Prompt -
Your task is to filter the data below down to the lines holding "with".

Source material -

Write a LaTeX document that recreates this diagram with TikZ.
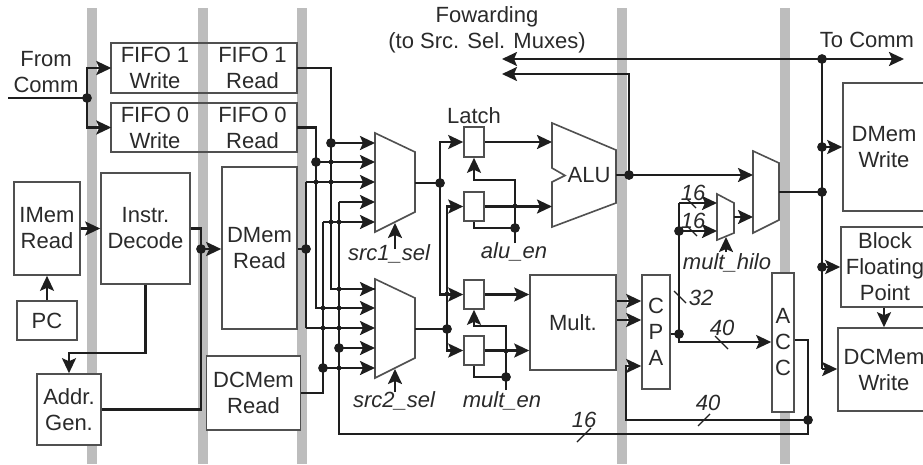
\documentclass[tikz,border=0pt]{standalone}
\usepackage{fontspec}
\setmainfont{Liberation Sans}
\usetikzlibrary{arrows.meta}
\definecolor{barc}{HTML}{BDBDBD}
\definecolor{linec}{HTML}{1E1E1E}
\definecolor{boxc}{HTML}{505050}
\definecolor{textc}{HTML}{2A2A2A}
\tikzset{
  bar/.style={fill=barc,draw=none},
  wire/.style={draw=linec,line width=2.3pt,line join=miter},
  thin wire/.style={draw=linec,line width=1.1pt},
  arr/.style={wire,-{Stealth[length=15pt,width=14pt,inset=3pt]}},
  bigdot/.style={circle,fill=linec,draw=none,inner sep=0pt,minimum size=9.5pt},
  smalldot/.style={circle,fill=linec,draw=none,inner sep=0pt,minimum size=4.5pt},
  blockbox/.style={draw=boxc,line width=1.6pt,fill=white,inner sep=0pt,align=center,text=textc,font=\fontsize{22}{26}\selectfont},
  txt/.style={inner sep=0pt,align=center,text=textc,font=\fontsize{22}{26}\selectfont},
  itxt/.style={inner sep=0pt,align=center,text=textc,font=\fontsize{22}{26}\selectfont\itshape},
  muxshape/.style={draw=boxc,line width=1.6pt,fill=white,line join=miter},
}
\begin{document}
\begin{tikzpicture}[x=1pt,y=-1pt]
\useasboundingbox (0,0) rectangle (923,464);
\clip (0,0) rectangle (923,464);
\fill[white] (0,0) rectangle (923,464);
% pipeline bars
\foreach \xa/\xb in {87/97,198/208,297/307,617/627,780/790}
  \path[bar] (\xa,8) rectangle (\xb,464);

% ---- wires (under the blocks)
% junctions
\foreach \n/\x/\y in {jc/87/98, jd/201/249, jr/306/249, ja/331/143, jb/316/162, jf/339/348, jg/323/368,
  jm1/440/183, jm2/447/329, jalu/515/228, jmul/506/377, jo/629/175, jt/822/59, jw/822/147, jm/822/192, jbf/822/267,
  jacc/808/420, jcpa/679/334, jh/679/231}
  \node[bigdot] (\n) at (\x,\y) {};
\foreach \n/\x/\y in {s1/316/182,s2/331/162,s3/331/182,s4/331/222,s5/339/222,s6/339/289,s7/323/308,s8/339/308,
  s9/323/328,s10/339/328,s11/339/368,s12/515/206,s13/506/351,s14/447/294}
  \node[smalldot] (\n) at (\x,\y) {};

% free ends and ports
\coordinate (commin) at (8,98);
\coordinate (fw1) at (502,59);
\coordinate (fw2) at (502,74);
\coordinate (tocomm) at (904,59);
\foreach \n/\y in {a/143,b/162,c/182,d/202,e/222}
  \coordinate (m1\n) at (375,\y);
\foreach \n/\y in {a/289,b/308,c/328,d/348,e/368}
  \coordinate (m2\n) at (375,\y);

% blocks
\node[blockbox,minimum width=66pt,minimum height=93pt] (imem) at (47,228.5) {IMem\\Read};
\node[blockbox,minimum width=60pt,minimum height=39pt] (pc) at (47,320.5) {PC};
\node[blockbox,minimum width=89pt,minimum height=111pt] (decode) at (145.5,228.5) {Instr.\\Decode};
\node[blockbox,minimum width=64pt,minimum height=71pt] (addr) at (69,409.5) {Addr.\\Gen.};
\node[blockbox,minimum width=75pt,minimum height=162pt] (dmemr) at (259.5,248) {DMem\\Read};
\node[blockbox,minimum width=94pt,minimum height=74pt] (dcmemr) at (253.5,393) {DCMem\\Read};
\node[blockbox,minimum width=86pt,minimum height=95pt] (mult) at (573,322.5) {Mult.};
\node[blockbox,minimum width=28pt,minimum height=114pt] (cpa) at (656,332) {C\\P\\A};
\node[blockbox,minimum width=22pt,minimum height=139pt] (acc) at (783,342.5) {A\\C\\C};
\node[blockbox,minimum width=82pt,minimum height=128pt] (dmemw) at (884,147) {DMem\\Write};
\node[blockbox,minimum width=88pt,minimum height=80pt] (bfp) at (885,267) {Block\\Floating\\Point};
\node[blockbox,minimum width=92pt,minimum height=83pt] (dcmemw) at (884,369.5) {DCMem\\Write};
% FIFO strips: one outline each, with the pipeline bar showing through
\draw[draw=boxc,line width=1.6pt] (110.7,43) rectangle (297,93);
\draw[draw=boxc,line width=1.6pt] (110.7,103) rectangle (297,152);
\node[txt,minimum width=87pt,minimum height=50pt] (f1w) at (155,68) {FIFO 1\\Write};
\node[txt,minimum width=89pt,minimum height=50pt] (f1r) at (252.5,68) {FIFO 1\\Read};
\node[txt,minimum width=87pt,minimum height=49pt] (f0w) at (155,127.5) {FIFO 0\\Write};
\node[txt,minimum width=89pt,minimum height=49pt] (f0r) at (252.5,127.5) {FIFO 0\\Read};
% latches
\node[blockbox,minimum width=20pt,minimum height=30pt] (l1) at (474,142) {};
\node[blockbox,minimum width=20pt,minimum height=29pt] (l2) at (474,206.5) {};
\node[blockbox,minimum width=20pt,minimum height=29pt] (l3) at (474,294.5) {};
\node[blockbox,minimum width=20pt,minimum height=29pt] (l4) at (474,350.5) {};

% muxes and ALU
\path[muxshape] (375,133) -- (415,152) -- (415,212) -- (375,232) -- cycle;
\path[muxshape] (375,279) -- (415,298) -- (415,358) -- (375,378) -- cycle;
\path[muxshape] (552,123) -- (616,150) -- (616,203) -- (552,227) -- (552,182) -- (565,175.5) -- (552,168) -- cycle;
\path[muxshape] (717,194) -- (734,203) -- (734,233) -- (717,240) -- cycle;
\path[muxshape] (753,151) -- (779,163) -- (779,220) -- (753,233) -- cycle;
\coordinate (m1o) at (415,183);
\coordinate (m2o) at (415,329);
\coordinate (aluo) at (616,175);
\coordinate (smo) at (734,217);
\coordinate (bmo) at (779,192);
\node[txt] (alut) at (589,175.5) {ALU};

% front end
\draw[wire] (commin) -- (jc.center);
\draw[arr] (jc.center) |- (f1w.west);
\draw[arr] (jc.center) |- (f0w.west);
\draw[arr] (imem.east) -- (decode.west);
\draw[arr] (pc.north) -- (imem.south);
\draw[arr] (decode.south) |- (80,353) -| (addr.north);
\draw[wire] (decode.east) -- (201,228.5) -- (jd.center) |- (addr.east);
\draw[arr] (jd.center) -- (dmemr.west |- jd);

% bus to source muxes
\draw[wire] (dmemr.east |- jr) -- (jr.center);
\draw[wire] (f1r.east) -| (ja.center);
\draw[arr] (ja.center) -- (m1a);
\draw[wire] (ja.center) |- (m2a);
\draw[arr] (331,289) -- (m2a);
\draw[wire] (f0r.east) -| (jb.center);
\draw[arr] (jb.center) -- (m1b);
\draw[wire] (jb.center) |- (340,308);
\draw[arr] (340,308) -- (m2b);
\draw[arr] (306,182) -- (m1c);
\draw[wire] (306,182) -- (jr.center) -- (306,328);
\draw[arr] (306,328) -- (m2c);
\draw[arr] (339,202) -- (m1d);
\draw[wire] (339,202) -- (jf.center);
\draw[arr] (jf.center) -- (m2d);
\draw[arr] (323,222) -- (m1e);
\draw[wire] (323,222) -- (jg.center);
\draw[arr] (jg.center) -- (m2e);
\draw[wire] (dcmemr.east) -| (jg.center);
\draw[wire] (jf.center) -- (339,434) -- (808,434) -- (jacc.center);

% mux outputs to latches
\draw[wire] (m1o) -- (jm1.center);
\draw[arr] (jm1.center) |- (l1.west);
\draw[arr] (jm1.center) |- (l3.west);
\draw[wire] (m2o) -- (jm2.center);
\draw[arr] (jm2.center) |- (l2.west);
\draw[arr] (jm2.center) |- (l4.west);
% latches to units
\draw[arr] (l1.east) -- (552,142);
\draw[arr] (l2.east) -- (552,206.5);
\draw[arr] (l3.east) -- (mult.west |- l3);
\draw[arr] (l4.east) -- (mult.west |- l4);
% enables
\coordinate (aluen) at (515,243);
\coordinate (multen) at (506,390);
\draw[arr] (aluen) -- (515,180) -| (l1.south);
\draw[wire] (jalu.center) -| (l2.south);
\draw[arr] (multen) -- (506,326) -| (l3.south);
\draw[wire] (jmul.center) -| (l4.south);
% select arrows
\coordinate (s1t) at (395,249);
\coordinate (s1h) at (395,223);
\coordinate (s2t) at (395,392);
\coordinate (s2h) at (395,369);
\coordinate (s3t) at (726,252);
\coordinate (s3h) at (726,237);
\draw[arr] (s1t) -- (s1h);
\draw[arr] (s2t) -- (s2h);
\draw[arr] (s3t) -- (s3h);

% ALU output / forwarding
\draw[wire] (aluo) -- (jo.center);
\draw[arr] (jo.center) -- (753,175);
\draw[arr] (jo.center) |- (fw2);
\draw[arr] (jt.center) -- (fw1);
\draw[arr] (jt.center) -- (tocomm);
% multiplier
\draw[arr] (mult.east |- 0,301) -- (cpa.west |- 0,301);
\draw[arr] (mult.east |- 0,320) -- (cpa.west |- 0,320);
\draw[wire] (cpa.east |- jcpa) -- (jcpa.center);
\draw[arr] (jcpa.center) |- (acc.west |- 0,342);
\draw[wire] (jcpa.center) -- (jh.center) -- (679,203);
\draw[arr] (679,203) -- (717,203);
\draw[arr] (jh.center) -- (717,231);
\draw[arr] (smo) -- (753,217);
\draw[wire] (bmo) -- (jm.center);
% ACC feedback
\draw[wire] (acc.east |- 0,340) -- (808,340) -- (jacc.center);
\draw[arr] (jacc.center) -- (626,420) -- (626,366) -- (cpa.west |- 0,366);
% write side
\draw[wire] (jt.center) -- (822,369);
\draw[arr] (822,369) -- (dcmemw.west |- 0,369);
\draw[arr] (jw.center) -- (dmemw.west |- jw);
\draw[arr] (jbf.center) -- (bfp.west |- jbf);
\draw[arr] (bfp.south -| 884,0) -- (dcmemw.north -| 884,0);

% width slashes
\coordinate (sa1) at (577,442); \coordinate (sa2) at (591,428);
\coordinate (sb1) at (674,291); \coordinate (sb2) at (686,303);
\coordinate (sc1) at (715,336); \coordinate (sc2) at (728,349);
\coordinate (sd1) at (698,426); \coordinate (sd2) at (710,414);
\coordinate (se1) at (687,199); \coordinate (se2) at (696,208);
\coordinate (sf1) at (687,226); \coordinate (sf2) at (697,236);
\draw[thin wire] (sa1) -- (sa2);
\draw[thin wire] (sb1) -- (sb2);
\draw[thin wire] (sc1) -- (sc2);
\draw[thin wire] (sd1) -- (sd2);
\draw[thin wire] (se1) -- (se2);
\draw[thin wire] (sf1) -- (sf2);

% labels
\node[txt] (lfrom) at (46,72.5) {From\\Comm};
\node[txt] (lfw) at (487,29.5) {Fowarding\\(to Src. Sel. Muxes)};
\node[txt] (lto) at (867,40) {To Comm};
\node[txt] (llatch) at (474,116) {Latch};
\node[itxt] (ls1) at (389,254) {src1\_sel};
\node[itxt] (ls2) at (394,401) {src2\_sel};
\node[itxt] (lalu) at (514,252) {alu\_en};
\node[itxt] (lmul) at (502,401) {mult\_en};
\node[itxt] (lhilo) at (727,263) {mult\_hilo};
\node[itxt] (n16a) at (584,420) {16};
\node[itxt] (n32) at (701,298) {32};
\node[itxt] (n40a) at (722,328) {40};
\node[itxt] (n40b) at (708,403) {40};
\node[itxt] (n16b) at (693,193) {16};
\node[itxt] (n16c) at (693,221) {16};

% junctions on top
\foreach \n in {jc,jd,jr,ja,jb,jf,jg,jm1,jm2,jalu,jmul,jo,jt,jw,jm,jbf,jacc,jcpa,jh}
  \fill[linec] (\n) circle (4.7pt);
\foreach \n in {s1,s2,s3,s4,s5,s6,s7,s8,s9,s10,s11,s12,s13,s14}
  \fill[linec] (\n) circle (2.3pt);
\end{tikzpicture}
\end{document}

Task output -
Write a LaTeX document that recreates this diagram with TikZ.
% FIFO strips: one outline each, with the pipeline bar showing through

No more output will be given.